Q: Eli Manning has six interceptions – five of them off of his receivers' hands. As a quarterback, what does that do to you mentally? Do you want to go choke the receiver? Do something better yourself? Or do you just figure that it will pass?
A: Well, of course, you'd like to go out there and scream at them – oh my gosh! I say it all the time, numbers lie in the NFL, especially in this day and age when you talk about quarterbacks…oh this guy is really accurate – well, hell, he hasn't thrown a ball more than five yards down the field…we're going to judge it on that? I'll say a couple of things. One, Eli – I see it every year or just about every year – after three games he's throwing it better than I've ever seen him throw the football. It's coming out of there clean and it comes off of his hand, he's going, I'm throwing it where I want it to go. Now it's all about the decision and I think he's had enough success, he's been in the league long enough that none of that bothers him. You've just got to sit back there and you've got to keep throwing it. It is unlucky. Think of last night's game. It is true that Jay Cutler could have thrown five interceptions last night and instead he ended up just throwing one and somewhat became the hero of the game because he threw a bad ball down the right sideline where he got pass interference. You'd like to think – I always did as a quarterback – that when it's all said and done and when the year's over, they'll drop a few too before it's over.

To answer one more thing, I look at the Giants and that receiving corps and Eli and I think that they have a chance. They can be really, really good.

Q: What's holding them back right now then?
A: It's only three games, so it doesn't make the season. Fourteen days ago, Mark Sanchez was arguably the weakest link on the New York Jets and fourteen days later, he might be the strength of their team. We all judge too quickly – I'm in the business, I do it too. I've turned into such a fan it's unbelievable. I'll watch a quarter of football and go, "I can't believe so and so. It's unbelievable." And then at the end of the game, he's the superstar and I'll go, "Yeah, there he is, I thought he'd come around." So, what's holding them back? Lots of little things, but like I said about the game – football is incredible. You don't know what you are…You always have a lot of thoughts going into the season, but you have to see how the NFL has changed, how your team has changed just a little bit, and what it's done to what you want to become. When it's all said and done, the Giants, of course, are going to try to run, but when I look at it – just from the offensive side – I think it's going to come down to the efficiency of Eli Manning throwing it and how these receivers…how much they move forward. I think that everybody agreed that the number of plays that they are making, it's a lot. It's like the great point guard – yeah, he's making a lot of assists, but, man, he's turning it over for every assist that he makes, but the line is, learn to get those assists and cut down on the turnovers. That really explains the Giants right now – on both sides of the ball.

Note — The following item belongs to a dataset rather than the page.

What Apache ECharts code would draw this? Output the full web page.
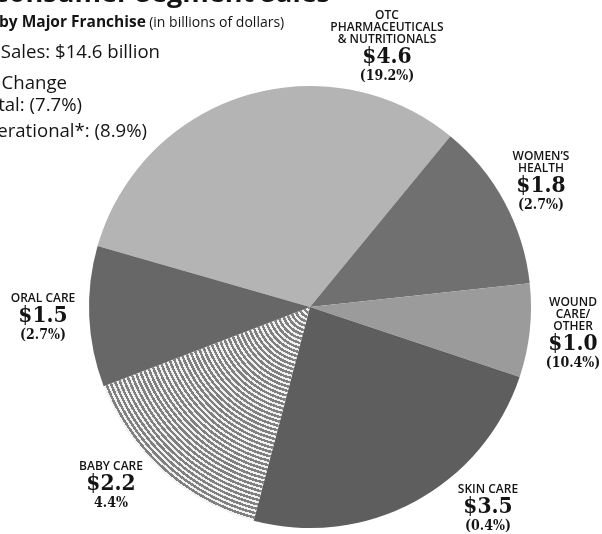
<!DOCTYPE html>
<html>
<head>
<meta charset="utf-8">
<script src="https://cdn.jsdelivr.net/npm/echarts@6/dist/echarts.min.js"></script>
<style>
  html, body { margin: 0; padding: 0; background: #ffffff; }
  #chart { width: 602px; height: 534px; }
</style>
</head>
<body>
<div id="chart"></div>
<script>
// Consumer segment sales by major franchise, in billions of dollars
const franchises = [
  'OTC\nPHARMACEUTICALS\n& NUTRITIONALS',
  'WOMEN\u2019S\nHEALTH',
  'WOUND\nCARE/\nOTHER',
  'SKIN CARE',
  'BABY CARE',
  'ORAL CARE'
];
const sales = [4.6, 1.8, 1.0, 3.5, 2.2, 1.5];
const changes = ['(19.2%)', '(2.7%)', '(10.4%)', '(0.4%)', '4.4%', '(2.7%)'];

const totalSales = 'Total Sales: $14.6 billion';
const changeLines = ['Percent Change', 'Total: (7.7%)', 'Operational*: (8.9%)'];

// layout
const CX = 310, CY = 307, R = 221;
const labelAnchors = [[387, 10], [541, 151], [573, 297], [488, 484], [111, 461], [43, 293]];
const sliceColors = ['#b4b4b4', '#707070', '#9b9b9b', '#5e5e5e', null, '#676767'];

// concentric ring hatching centred on the pie
function ringFill(cx, cy, r, period) {
  const n = Math.round(r / period);
  const stops = [];
  for (let i = 0; i < n; i++) {
    const a = i / n, m = (i + 0.55) / n, b = (i + 1) / n;
    stops.push(
      { offset: a, color: '#808080' }, { offset: m, color: '#808080' },
      { offset: m, color: '#f2f2f2' }, { offset: b, color: '#f2f2f2' }
    );
  }
  return { type: 'radial', x: cx, y: cy, r: r, global: true, colorStops: stops };
}

const pieData = sales.map((v, i) => ({
  name: franchises[i],
  value: v,
  itemStyle: { color: sliceColors[i] || ringFill(CX, CY, R, 4.5) }
}));

const chart = echarts.init(document.getElementById('chart'), null, { renderer: 'canvas' });

const ink = '#141414';
const bodyFont = '18.6px "Open Sans"';
const slab = '"DejaVu Serif Condensed", "DejaVu Serif"';
chart.setOption({
  backgroundColor: '#ffffff',
  animation: false,
  graphic: [
    { type: 'text', style: { x: 330, y: -6, text: 'Consumer Segment Sales', textAlign: 'right', textVerticalAlign: 'middle', font: 'bold 27px "Open Sans"', fill: ink } },
    { type: 'text', style: { x: -1, y: 23, textVerticalAlign: 'middle', fill: ink,
        text: '{b|by Major Franchise} {r|(in billions of dollars)}',
        rich: { b: { font: 'bold 15.5px "Open Sans"', fill: ink }, r: { font: '14px "Open Sans"', fill: ink } } } },
    { type: 'text', style: { x: 160, y: 53, text: totalSales, textAlign: 'right', textVerticalAlign: 'middle', font: bodyFont, fill: ink } },
    { type: 'text', style: { x: 67, y: 84, text: changeLines[0], textAlign: 'right', textVerticalAlign: 'middle', font: bodyFont, fill: ink } },
    { type: 'text', style: { x: 82, y: 106, text: changeLines[1], textAlign: 'right', textVerticalAlign: 'middle', font: bodyFont, fill: ink } },
    { type: 'text', style: { x: 147, y: 132, text: changeLines[2], textAlign: 'right', textVerticalAlign: 'middle', font: bodyFont, fill: ink } }
  ],
  series: [{
    type: 'pie',
    center: [CX, CY],
    radius: R,
    startAngle: 164,
    clockwise: true,
    avoidLabelOverlap: false,
    silent: true,
    itemStyle: { borderWidth: 0 },
    emphasis: { disabled: true },
    labelLine: { show: false },
    label: {
      show: true,
      position: 'outside',
      align: 'center',
      color: ink,
      formatter: (p) => '{n|' + p.name + '}\n{v|$' + p.value.toFixed(1) + '}\n{p|' + changes[p.dataIndex] + '}',
      rich: {
        n: { fontFamily: 'Open Sans', fontWeight: 600, fontSize: 12, lineHeight: 12, color: ink, align: 'center' },
        v: { fontFamily: slab, fontWeight: 'bold', fontSize: 22.5, lineHeight: 22, color: ink, align: 'center' },
        p: { fontFamily: slab, fontWeight: 'bold', fontSize: 14, lineHeight: 17, color: ink, align: 'center' }
      }
    },
    labelLayout: (params) => {
      const a = labelAnchors[params.dataIndex];
      return { x: a[0], y: a[1], align: 'center', verticalAlign: 'top' };
    },
    data: pieData
  }]
});
</script>
</body>
</html>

Q: You'll go back to cover the Jets and when you go back, your name won't be up there. Will that be weird?
A: Well, I didn't think of that. What do they do? They take them down or they cover them up? Well, what I will do…I have an unbelievable high number of friends that work at the stadium, so when we go do a Jets game, somehow mine is still going to be up there. That would be great!

I don't know. Listen – it's not going to bother me one way or the other. It really isn't. I'm just glad that it's going up there this Sunday night. I think when I heard about it I even stood at the table here and my wife said something and she goes, "Wow, that's really neat," and I said, "Yeah, it's unbelievable, isn't it? They're going to put my name up in the stadium!" It really is an honor. I'm very excited about it. A couple of things: I'm glad we don't have to say a word. Two, it'll be good just to come down and feel the atmosphere at a Giants game – it's a night game, too. That's going to make it great. It's going to be fun to see some old teammates and just enjoy it.